Même son de cloche chez Geneviève Tellier, professeure à l’Université d’Ottawa, qui a réagi sur X (ex-Twitter) : « Ceci est un recul important du principe « par et pour » les francophones en Ontario. Comment se fait-il que l’AFO cautionne ceci? »
Peter Hominuk, directeur de l’AFO, se dit, au contraire, ravi de cette annonce et ne pas avoir d’inquiétude quant à l’autonomie réelle de l’Université de Sudbury laquelle sera assurée par le Sénat.
L’organisme francophone s’était pourtant montré très critique lors des révélations du rapport Harrison. « Il n’y a pas de revirement », répond-il en disant que l’AFO était favorable à un partenariat tant qu’il unirait deux universités autonomes. Il est confiant que cette entente participera à régler les problèmes de pénurie de main-d’œuvre dans le Nord.
La députée de Nickel Belt, France Gélinas, anticipe des craintes de la part des habitants de sa circonscription qui risqueraient, selon elle, de ne pas voir une distinction entre ce partenariat avec une université bilingue et la fédération avec l’Université Laurentienne qui avait fini par faire faillite en 2021.
« Est-ce qu’on est à notre but final? Non, le but final c’est que le gouvernement provincial prenne ses responsabilités et finance l’Université de Sudbury, point à la ligne, juge-t-elle.
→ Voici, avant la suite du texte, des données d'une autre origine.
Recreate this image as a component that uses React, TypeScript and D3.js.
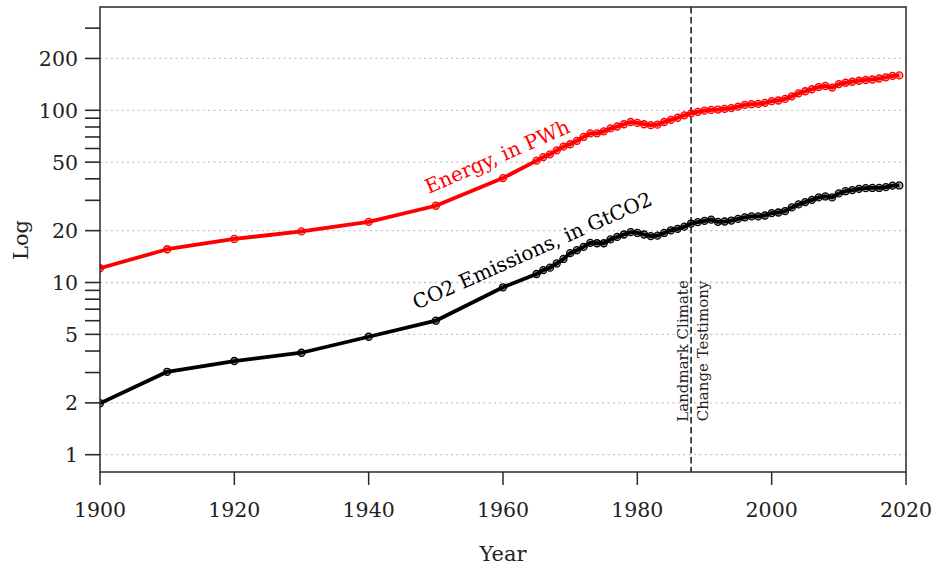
import React from "react";
import * as d3 from "d3";

const decadeYears = [1900, 1910, 1920, 1930, 1940, 1950, 1960];
const annualYears = d3.range(1965, 2020);
const years = [...decadeYears, ...annualYears];

// Energy, in PWh
const energy = [
  12.1, 15.6, 17.9, 19.8, 22.5, 27.9, 40.4,
  // 1965-1987
  51, 53.5, 55.5, 58.5, 61.5, 63.5, 66.5, 70, 73.5, 73.5, 75.5, 78.5, 80.5, 83, 85.5, 84.5, 83, 82, 82.5, 85.5, 88, 90.5, 93.5,
  // 1988-2019
  96, 98, 99.5, 100.5, 101, 102, 103, 105, 107.5, 108.5, 109, 110.5, 113, 114, 116.5, 120.5, 125.5, 129, 132.5, 136.5, 138.5, 135.5, 142, 144.5, 146.5, 148.5, 150, 151, 153, 155.5, 158.5, 159.5,
];

// CO2 Emissions, in GtCO2
const co2 = [
  1.99, 3.03, 3.5, 3.91, 4.84, 6.0, 9.38,
  // 1965-1987
  11.2, 11.8, 12.2, 12.9, 13.7, 14.8, 15.4, 16.1, 17.0, 16.9, 16.9, 17.8, 18.4, 19.0, 19.6, 19.4, 19.0, 18.6, 18.7, 19.4, 20.1, 20.5, 21.1,
  // 1988-2019
  22.0, 22.4, 22.8, 23.2, 22.5, 22.6, 22.9, 23.4, 23.9, 24.2, 24.2, 24.5, 25.3, 25.5, 26.0, 27.3, 28.4, 29.3, 30.2, 31.2, 31.6, 31.2, 32.9, 33.9, 34.4, 35.0, 35.3, 35.4, 35.4, 35.8, 36.5, 36.6,
];

const xTicks = [1900, 1920, 1940, 1960, 1980, 2000, 2020];
const yMajorTicks = [1, 2, 5, 10, 20, 50, 100, 200];
const yMinorTicks = [3, 4, 6, 7, 8, 9, 30, 40, 60, 70, 80, 90, 300];
const markerYear = 1988;

const W = 935;
const H = 566;
const left = 100;
const right = 906;
const top = 7;
const bottom = 472;
const FONT = "'DejaVu Serif', serif";

export default function App() {
  const x = d3.scaleLinear().domain([1900, 2020]).range([left, right]);
  const yPx1 = 454.7;
  const decade = 172.2;
  const y = d3
    .scaleLog()
    .domain([Math.pow(10, (yPx1 - bottom) / decade), Math.pow(10, (yPx1 - top) / decade)])
    .range([bottom, top]);

  const line = d3
    .line<[number, number]>()
    .x((d) => x(d[0]))
    .y((d) => y(d[1]));

  const energyPts: [number, number][] = years.map((yr, i) => [yr, energy[i]]);
  const co2Pts: [number, number][] = years.map((yr, i) => [yr, co2[i]]);

  const axisColor = "#2a2a2a";

  return (
    <svg
      width={W}
      height={H}
      style={{ position: "fixed", left: 0, top: 0, background: "#fff" }}
      fontFamily={FONT}
    >
      <defs>
        <clipPath id="plotClip">
          <rect x={left} y={top} width={right - left} height={bottom - top} />
        </clipPath>
      </defs>

      {/* grid */}
      {yMajorTicks.map((t) => (
        <line
          key={"g" + t}
          x1={left}
          x2={right}
          y1={y(t)}
          y2={y(t)}
          stroke="#c4c4c4"
          strokeWidth={1.3}
          strokeDasharray="2,3.4"
        />
      ))}

      {/* marker line */}
      <line
        x1={x(markerYear)}
        x2={x(markerYear)}
        y1={top}
        y2={bottom}
        stroke="#111"
        strokeWidth={1.5}
        strokeDasharray="6.5,3.5"
      />
      <text
        transform={`translate(${x(markerYear) - 3.5},351) rotate(-90)`}
        textAnchor="middle"
        fontSize={15}
        fill="#222"
      >
        Landmark Climate
      </text>
      <text
        transform={`translate(${x(markerYear) + 17},351) rotate(-90)`}
        textAnchor="middle"
        fontSize={15}
        fill="#222"
      >
        Change Testimony
      </text>

      {/* series */}
      <g clipPath="url(#plotClip)">
        <path d={line(energyPts) || ""} fill="none" stroke="#ff0000" strokeWidth={3.8} strokeLinejoin="round" />
        {energyPts.map((d) => (
          <circle
            key={"e" + d[0]}
            cx={x(d[0])}
            cy={y(d[1])}
            r={3.5}
            fill="rgba(255,0,0,0.35)"
            stroke="#ff0000"
            strokeWidth={1.3}
          />
        ))}
        <path d={line(co2Pts) || ""} fill="none" stroke="#000" strokeWidth={3.8} strokeLinejoin="round" />
        {co2Pts.map((d) => (
          <circle
            key={"c" + d[0]}
            cx={x(d[0])}
            cy={y(d[1])}
            r={3.5}
            fill="rgba(0,0,0,0.35)"
            stroke="#000"
            strokeWidth={1.3}
          />
        ))}
      </g>

      {/* series labels */}
      <text
        transform="translate(500,163) rotate(-23.5)"
        textAnchor="middle"
        fontSize={20}
        fill="#ff0000"
      >
        Energy, in PWh
      </text>
      <text
        transform="translate(535,257) rotate(-24)"
        textAnchor="middle"
        fontSize={20}
        fill="#000"
      >
        CO2 Emissions, in GtCO2
      </text>

      {/* box */}
      <rect x={left} y={top} width={right - left} height={bottom - top} fill="none" stroke={axisColor} strokeWidth={1.5} />

      {/* y ticks */}
      {[...yMajorTicks, ...yMinorTicks].map((t) => (
        <line key={"yt" + t} x1={left - 15} x2={left} y1={y(t)} y2={y(t)} stroke={axisColor} strokeWidth={1.6} />
      ))}
      {yMajorTicks.map((t) => (
        <text
          key={"yl" + t}
          x={78}
          y={y(t)}
          dy="0.36em"
          textAnchor="end"
          fontSize={20.5}
          fill="#222"
        >
          {t}
        </text>
      ))}

      {/* x ticks */}
      {xTicks.map((t) => (
        <g key={"xt" + t}>
          <line x1={x(t)} x2={x(t)} y1={bottom} y2={bottom + 13} stroke={axisColor} strokeWidth={1.5} />
          <text x={x(t)} y={517} textAnchor="middle" fontSize={20.5} fill="#222">
            {t}
          </text>
        </g>
      ))}

      {/* axis titles */}
      <text x={503} y={561} textAnchor="middle" fontSize={21} fill="#222">
        Year
      </text>
      <text transform="translate(28,240) rotate(-90)" textAnchor="middle" fontSize={21} fill="#222">
        Log
      </text>
    </svg>
  );
}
Pour l’instant, on a gardé l’Université de Sudbury en vie. » Mme Gélinas ajoute qu’elle interpellera la ministre des Collèges et Universités, Jill Dunlop, dès son retour à Queen’s Park lundi pour du financement pour cette entente.
Avec les informations de Pascal Vachon.
Une première version publiée jeudi 14 mars, laissait penser que les cours en question auraient été donnés directement par l’Université d’Ottawa, et non par l’Université de Sudbury. Or, cette dernière offrira les cours, les ressources, et procédera à l’embauche des professeurs. Nous nous excusons pour cette confusion.